What is needed: Set down every entry word for word. Omit the pictures.

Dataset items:
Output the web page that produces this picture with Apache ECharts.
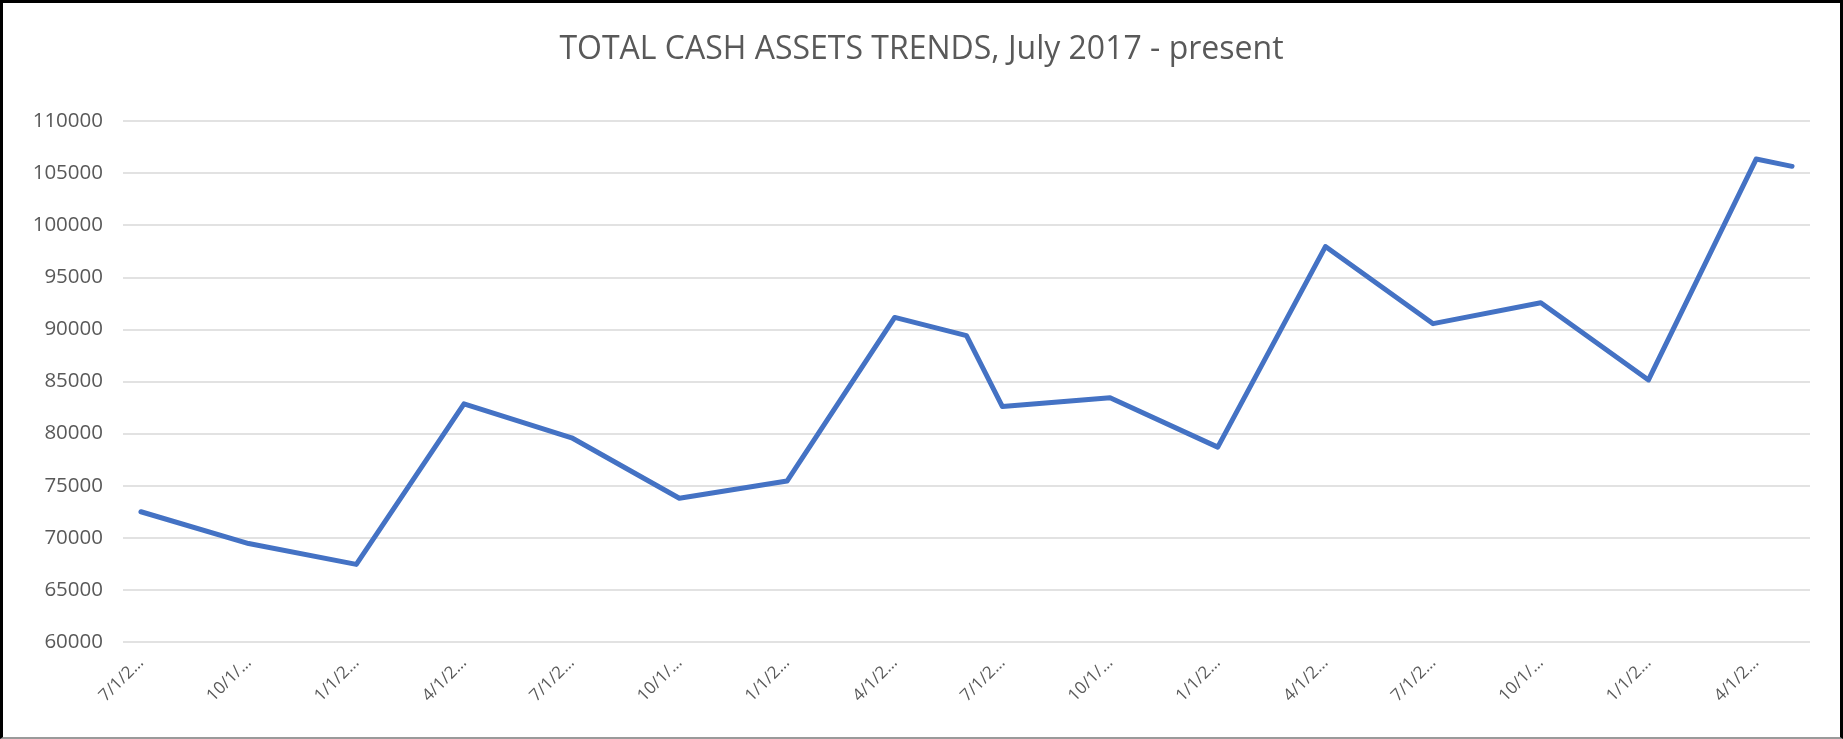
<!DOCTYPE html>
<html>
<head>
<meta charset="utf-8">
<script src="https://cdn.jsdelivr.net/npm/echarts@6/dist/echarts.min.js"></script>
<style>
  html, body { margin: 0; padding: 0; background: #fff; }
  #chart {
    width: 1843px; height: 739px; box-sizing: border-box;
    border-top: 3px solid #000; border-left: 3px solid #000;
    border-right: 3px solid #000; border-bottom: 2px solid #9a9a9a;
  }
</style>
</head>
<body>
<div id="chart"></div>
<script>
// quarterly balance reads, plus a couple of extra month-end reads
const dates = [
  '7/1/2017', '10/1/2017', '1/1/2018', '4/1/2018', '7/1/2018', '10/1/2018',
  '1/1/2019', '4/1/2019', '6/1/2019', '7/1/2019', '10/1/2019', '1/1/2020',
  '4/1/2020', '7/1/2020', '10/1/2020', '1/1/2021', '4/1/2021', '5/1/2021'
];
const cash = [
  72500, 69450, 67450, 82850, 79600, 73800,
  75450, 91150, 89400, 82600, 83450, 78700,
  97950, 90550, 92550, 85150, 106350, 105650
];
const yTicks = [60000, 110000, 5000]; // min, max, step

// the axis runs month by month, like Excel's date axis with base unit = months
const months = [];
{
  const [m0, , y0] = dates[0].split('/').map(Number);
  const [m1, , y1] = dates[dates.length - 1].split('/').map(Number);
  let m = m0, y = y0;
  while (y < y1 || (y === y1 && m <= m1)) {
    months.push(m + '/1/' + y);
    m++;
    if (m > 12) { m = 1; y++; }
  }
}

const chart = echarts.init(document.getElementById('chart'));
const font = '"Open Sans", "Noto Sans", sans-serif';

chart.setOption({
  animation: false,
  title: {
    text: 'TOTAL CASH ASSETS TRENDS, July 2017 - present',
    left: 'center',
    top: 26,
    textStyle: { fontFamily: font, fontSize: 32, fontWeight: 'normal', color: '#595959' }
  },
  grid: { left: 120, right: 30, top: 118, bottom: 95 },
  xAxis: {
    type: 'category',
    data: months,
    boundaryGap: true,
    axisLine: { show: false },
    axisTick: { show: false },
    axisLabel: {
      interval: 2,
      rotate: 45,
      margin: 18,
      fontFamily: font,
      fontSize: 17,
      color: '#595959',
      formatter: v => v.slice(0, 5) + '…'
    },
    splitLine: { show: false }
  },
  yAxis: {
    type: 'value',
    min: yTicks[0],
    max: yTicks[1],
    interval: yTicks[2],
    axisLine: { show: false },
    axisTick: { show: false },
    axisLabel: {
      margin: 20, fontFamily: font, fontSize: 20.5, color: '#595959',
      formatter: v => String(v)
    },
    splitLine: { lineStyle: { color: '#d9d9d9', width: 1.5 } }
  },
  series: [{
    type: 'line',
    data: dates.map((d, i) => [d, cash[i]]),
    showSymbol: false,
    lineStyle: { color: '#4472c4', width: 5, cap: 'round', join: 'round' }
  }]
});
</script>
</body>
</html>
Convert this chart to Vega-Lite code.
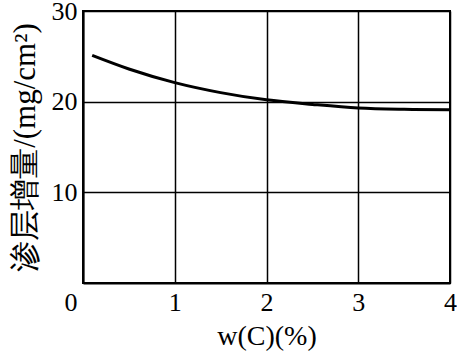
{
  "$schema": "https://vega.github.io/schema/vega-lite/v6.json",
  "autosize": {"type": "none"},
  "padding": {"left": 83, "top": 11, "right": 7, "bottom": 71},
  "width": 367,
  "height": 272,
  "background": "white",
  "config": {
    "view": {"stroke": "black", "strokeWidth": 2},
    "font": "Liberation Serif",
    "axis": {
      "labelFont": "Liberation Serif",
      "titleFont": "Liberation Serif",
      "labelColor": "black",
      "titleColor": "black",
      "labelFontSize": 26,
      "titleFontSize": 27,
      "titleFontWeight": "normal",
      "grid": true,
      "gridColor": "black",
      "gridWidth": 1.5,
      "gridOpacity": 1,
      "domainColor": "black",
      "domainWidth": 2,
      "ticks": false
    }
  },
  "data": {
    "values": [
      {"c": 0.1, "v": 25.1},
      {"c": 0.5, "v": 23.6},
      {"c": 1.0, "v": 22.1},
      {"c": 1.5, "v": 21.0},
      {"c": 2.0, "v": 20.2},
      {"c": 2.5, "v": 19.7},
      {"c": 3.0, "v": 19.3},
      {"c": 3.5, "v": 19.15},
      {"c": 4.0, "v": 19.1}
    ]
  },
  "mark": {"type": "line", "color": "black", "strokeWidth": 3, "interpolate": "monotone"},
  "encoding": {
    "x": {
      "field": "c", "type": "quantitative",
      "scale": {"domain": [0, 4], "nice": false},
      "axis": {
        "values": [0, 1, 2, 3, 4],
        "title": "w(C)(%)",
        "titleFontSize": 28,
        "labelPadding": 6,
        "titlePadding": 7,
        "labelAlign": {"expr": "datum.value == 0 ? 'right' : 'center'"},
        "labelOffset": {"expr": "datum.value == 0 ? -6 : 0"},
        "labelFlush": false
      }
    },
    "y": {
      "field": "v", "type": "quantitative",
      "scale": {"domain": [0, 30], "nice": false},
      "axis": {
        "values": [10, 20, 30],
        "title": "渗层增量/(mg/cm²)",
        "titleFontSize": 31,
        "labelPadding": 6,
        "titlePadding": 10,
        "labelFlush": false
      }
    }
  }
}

Problem solution:
Output the web page that produces this picture with Apache ECharts.
<!DOCTYPE html>
<html>
<head>
<meta charset="utf-8">
<script src="https://cdn.jsdelivr.net/npm/echarts@6/dist/echarts.min.js"></script>
<style>
  html, body { margin: 0; padding: 0; background: #fff; }
  #chart {
    width: 1843px; height: 739px; box-sizing: border-box;
    border-top: 3px solid #000; border-left: 3px solid #000;
    border-right: 3px solid #000; border-bottom: 2px solid #9a9a9a;
  }
</style>
</head>
<body>
<div id="chart"></div>
<script>
// quarterly balance reads, plus a couple of extra month-end reads
const dates = [
  '7/1/2017', '10/1/2017', '1/1/2018', '4/1/2018', '7/1/2018', '10/1/2018',
  '1/1/2019', '4/1/2019', '6/1/2019', '7/1/2019', '10/1/2019', '1/1/2020',
  '4/1/2020', '7/1/2020', '10/1/2020', '1/1/2021', '4/1/2021', '5/1/2021'
];
const cash = [
  72500, 69450, 67450, 82850, 79600, 73800,
  75450, 91150, 89400, 82600, 83450, 78700,
  97950, 90550, 92550, 85150, 106350, 105650
];
const yTicks = [60000, 110000, 5000]; // min, max, step

// the axis runs month by month, like Excel's date axis with base unit = months
const months = [];
{
  const [m0, , y0] = dates[0].split('/').map(Number);
  const [m1, , y1] = dates[dates.length - 1].split('/').map(Number);
  let m = m0, y = y0;
  while (y < y1 || (y === y1 && m <= m1)) {
    months.push(m + '/1/' + y);
    m++;
    if (m > 12) { m = 1; y++; }
  }
}

const chart = echarts.init(document.getElementById('chart'));
const font = '"Open Sans", "Noto Sans", sans-serif';

chart.setOption({
  animation: false,
  title: {
    text: 'TOTAL CASH ASSETS TRENDS, July 2017 - present',
    left: 'center',
    top: 26,
    textStyle: { fontFamily: font, fontSize: 32, fontWeight: 'normal', color: '#595959' }
  },
  grid: { left: 120, right: 30, top: 118, bottom: 95 },
  xAxis: {
    type: 'category',
    data: months,
    boundaryGap: true,
    axisLine: { show: false },
    axisTick: { show: false },
    axisLabel: {
      interval: 2,
      rotate: 45,
      margin: 18,
      fontFamily: font,
      fontSize: 17,
      color: '#595959',
      formatter: v => v.slice(0, 5) + '…'
    },
    splitLine: { show: false }
  },
  yAxis: {
    type: 'value',
    min: yTicks[0],
    max: yTicks[1],
    interval: yTicks[2],
    axisLine: { show: false },
    axisTick: { show: false },
    axisLabel: {
      margin: 20, fontFamily: font, fontSize: 20.5, color: '#595959',
      formatter: v => String(v)
    },
    splitLine: { lineStyle: { color: '#d9d9d9', width: 1.5 } }
  },
  series: [{
    type: 'line',
    data: dates.map((d, i) => [d, cash[i]]),
    showSymbol: false,
    lineStyle: { color: '#4472c4', width: 5, cap: 'round', join: 'round' }
  }]
});
</script>
</body>
</html>
Convert this chart to Vega-Lite code.
{
  "$schema": "https://vega.github.io/schema/vega-lite/v6.json",
  "autosize": {"type": "none"},
  "padding": {"left": 83, "top": 11, "right": 7, "bottom": 71},
  "width": 367,
  "height": 272,
  "background": "white",
  "config": {
    "view": {"stroke": "black", "strokeWidth": 2},
    "font": "Liberation Serif",
    "axis": {
      "labelFont": "Liberation Serif",
      "titleFont": "Liberation Serif",
      "labelColor": "black",
      "titleColor": "black",
      "labelFontSize": 26,
      "titleFontSize": 27,
      "titleFontWeight": "normal",
      "grid": true,
      "gridColor": "black",
      "gridWidth": 1.5,
      "gridOpacity": 1,
      "domainColor": "black",
      "domainWidth": 2,
      "ticks": false
    }
  },
  "data": {
    "values": [
      {"c": 0.1, "v": 25.1},
      {"c": 0.5, "v": 23.6},
      {"c": 1.0, "v": 22.1},
      {"c": 1.5, "v": 21.0},
      {"c": 2.0, "v": 20.2},
      {"c": 2.5, "v": 19.7},
      {"c": 3.0, "v": 19.3},
      {"c": 3.5, "v": 19.15},
      {"c": 4.0, "v": 19.1}
    ]
  },
  "mark": {"type": "line", "color": "black", "strokeWidth": 3, "interpolate": "monotone"},
  "encoding": {
    "x": {
      "field": "c", "type": "quantitative",
      "scale": {"domain": [0, 4], "nice": false},
      "axis": {
        "values": [0, 1, 2, 3, 4],
        "title": "w(C)(%)",
        "titleFontSize": 28,
        "labelPadding": 6,
        "titlePadding": 7,
        "labelAlign": {"expr": "datum.value == 0 ? 'right' : 'center'"},
        "labelOffset": {"expr": "datum.value == 0 ? -6 : 0"},
        "labelFlush": false
      }
    },
    "y": {
      "field": "v", "type": "quantitative",
      "scale": {"domain": [0, 30], "nice": false},
      "axis": {
        "values": [10, 20, 30],
        "title": "渗层增量/(mg/cm²)",
        "titleFontSize": 31,
        "labelPadding": 6,
        "titlePadding": 10,
        "labelFlush": false
      }
    }
  }
}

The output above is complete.